The President of Hotrec, Niels Nygaard, said: "We are very concerned about the economic survival of a great number of small businesses and about their employees. We are grateful to the European institutions for their decision to assist the affected regions and insist that the dramatic situation of the tourism sector, consisting mainly of small enterprises, be particularly taken into consideration within the emergency assistance scheme."

However, the plan announced today by the European Commission President Romano Prodi – for short-term reconstruction aid of up to Euro 500 million, and a longer-term disaster relief fund with up to Euro 1 billion per year – has not pleased everyone in the travel and transport sector. T&E, the transport and environment lobby group in Europe, accused the Commission of "missing the boat on preventing future floods".

T&E said the EU plan to reallocate substantial funds to rebuild destroyed transport infrastructure in flood-affected regions in Europe may indeed provide aid for the flooded cities and towns in Germany, Austria and the Czech Republic, but "it misses a unique opportunity to prevent such disasters from happening again."
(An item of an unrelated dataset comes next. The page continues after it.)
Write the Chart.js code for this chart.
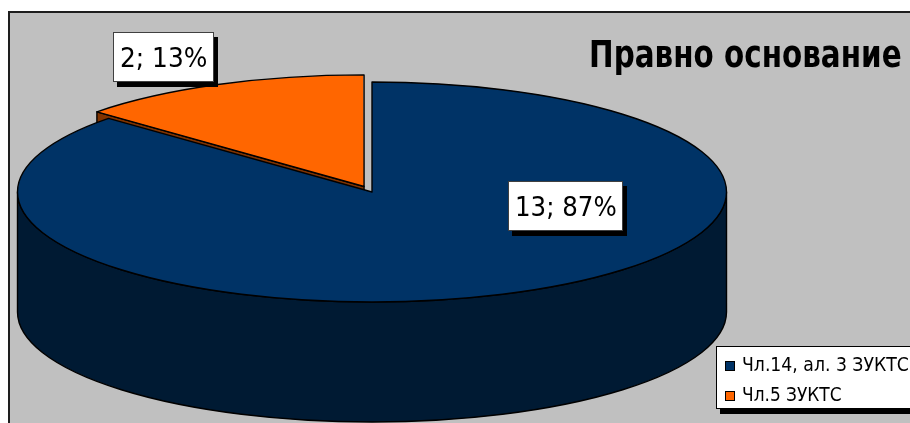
<!DOCTYPE html>
<html>
<head>
<meta charset="utf-8">
<script src="https://cdn.jsdelivr.net/npm/chart.js@4.4.0/dist/chart.umd.min.js"></script>
<style>
  html, body { margin: 0; padding: 0; background: #fff; width: 910px; height: 423px; overflow: hidden; }
  #frame { position: absolute; left: 8px; top: 11px; width: 920px; height: 430px; background: #c0c0c0;
           border-left: 2px solid #1e1e1e; border-top: 2px solid #1e1e1e; }
  #chart { position: absolute; left: 0; top: 0; }
  .txt { position: absolute; white-space: nowrap; line-height: 1; color: #000;
         font-family: "DejaVu Sans Condensed", "DejaVu Sans", sans-serif; transform-origin: 0 0; }
  #title { font-weight: bold; font-size: 37px; left: 589px; top: 36px; }
  .lbl { position: absolute; background: #fff; border: 1px solid #404040; box-shadow: 4px 5px 0 #000;
         box-sizing: border-box; font-family: "DejaVu Sans Condensed", "DejaVu Sans", sans-serif;
         font-size: 27px; line-height: 1; }
  .lbl span { position: absolute; white-space: nowrap; top: 11px; transform-origin: 0 0; }
  #legend { position: absolute; left: 716px; top: 346px; width: 220px; height: 63px; background: #fff;
            border: 1px solid #000; box-shadow: 4px 5px 0 #000; box-sizing: border-box; }
  .sw { position: absolute; width: 10px; height: 10px; border: 1px solid #000; box-sizing: border-box; }
  .item { font-size: 20px; }
</style>
</head>
<body>
<div id="frame"></div>
<canvas id="chart" width="910" height="423"></canvas>
<div id="title" class="txt">Правно основание</div>
<div id="labels"></div>
<div id="legend"></div>
<script>
const categories = ["Чл.14, ал. 3 ЗУКТС", "Чл.5 ЗУКТС"];
const counts = [13, 2];
const topColors = ["#003366", "#ff6600"];
const sideColors = ["#001a33", "#803300"];
const explode = [0, 22];

// ellipse projection of the library's circle
const R0 = 100, SX = 3.545, SY = 1.10, DEPTH = 120;

function geom(arc) {
  const p = arc.getProps(["x", "y", "startAngle", "endAngle", "outerRadius", "circumference"], true);
  const off = (arc.options.offset || 0) / 4;
  const half = (p.startAngle + p.endAngle) / 2;
  const fix = 1 - Math.sin(Math.min(Math.PI, p.circumference || 0));
  const r = p.outerRadius + off * fix;
  return {
    X: p.x + Math.cos(half) * off * SX,
    Y: p.y + Math.sin(half) * off * SY,
    rx: r * SX, ry: r * SY,
    s: p.startAngle, e: p.endAngle
  };
}

function face(ctx, g, a) {
  const px = g.X + g.rx * Math.cos(a), py = g.Y + g.ry * Math.sin(a);
  ctx.beginPath();
  ctx.moveTo(g.X, g.Y); ctx.lineTo(px, py); ctx.lineTo(px, py + DEPTH); ctx.lineTo(g.X, g.Y + DEPTH);
  ctx.closePath(); ctx.fill(); ctx.stroke();
}

function wall(ctx, g, a0, a1) {
  ctx.beginPath();
  ctx.ellipse(g.X, g.Y, g.rx, g.ry, 0, a0, a1);
  ctx.ellipse(g.X, g.Y + DEPTH, g.rx, g.ry, 0, a1, a0, true);
  ctx.closePath(); ctx.fill(); ctx.stroke();
}

const pie3d = {
  id: "pie3d",
  beforeDatasetsDraw(chart) {
    const ctx = chart.ctx;
    const arcs = chart.getDatasetMeta(0).data;
    ctx.save();
    ctx.lineWidth = 1.4; ctx.strokeStyle = "#000"; ctx.lineJoin = "round";
    for (let i = arcs.length - 1; i >= 0; i--) {
      const g = geom(arcs[i]);
      ctx.fillStyle = sideColors[i];
      if (Math.cos(g.s) < -1e-6) face(ctx, g, g.s);
      if (Math.cos(g.e) > 1e-6) face(ctx, g, g.e);
      for (let k = -1; k <= 1; k++) {
        const a0 = Math.max(g.s, 2 * Math.PI * k), a1 = Math.min(g.e, 2 * Math.PI * k + Math.PI);
        if (a1 > a0) wall(ctx, g, a0, a1);
      }
    }
    ctx.restore();
    ctx.save();
    const { x, y } = arcs[0];
    ctx.translate(x, y); ctx.scale(SX, SY); ctx.translate(-x, -y);
  },
  afterDatasetsDraw(chart) {
    const ctx = chart.ctx;
    ctx.restore();
    ctx.save();
    ctx.lineWidth = 1.4; ctx.strokeStyle = "#000"; ctx.lineJoin = "round";
    chart.getDatasetMeta(0).data.forEach((arc) => {
      const g = geom(arc);
      ctx.beginPath();
      ctx.moveTo(g.X, g.Y);
      ctx.ellipse(g.X, g.Y, g.rx, g.ry, 0, g.s, g.e);
      ctx.closePath();
      ctx.stroke();
    });
    ctx.restore();
  }
};

new Chart(document.querySelector("#chart"), {
  type: "pie",
  data: {
    labels: categories,
    datasets: [{
      data: counts,
      backgroundColor: topColors,
      borderWidth: 0,
      offset: explode,
      radius: R0,
      clip: false
    }]
  },
  options: {
    responsive: false,
    animation: false,
    events: [],
    layout: { padding: { left: 0, right: 166, top: 0, bottom: 39 } },
    plugins: { legend: { display: false }, tooltip: { enabled: false } }
  },
  plugins: [pie3d]
});

// squeeze a text element horizontally to a measured width
function fit(el, width) {
  el.style.transform = `scaleX(${width / el.scrollWidth})`;
}

// data labels "value; percent"
const total = counts.reduce((a, b) => a + b, 0);
const labelBoxes = [
  { left: 508, top: 181, width: 115, height: 50, text: 102 },
  { left: 113, top: 32, width: 101, height: 50, text: 87 }
];
document.querySelector("#labels").innerHTML = counts.map((v, i) => {
  const b = labelBoxes[i];
  return `<div class="lbl" style="left:${b.left}px;top:${b.top}px;width:${b.width}px;height:${b.height}px"><span>${v}; ${Math.round(v / total * 100)}%</span></div>`;
}).join("");
document.querySelectorAll(".lbl span").forEach((el, i) => {
  const b = labelBoxes[i];
  el.style.left = `${(b.width - 2 - b.text) / 2}px`;
  fit(el, b.text);
});

// legend
const legendWidths = [167, 100];
document.querySelector("#legend").innerHTML = categories.map((c, i) => `
  <div class="sw" style="left:8px;top:${14 + i * 30}px;background:${topColors[i]}"></div>
  <div class="txt item" style="left:25px;top:${7 + i * 30}px">${c}</div>
`).join("");
document.querySelectorAll(".item").forEach((el, i) => fit(el, legendWidths[i]));

fit(document.querySelector("#title"), 313);
</script>
</body>
</html>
"Rebuilding existing road transport infrastructure and repairing dikes and flood barriers will help now, but they won’t prevent floods from happening again," said T&E Director Beatrice Schell. "In fact they will worsen the situation over the longer term. This is because the relief fund runs the risk of repeating past mistakes and threatens to re-establish the problematic preconditions that lead to the floods." The negative environmental impacts of transportation have to be addressed, she insisted. "Apart from contributing to global warming the transport sector is among the driving forces that induce floods through continuous land take and a reckless extension of inland waterways."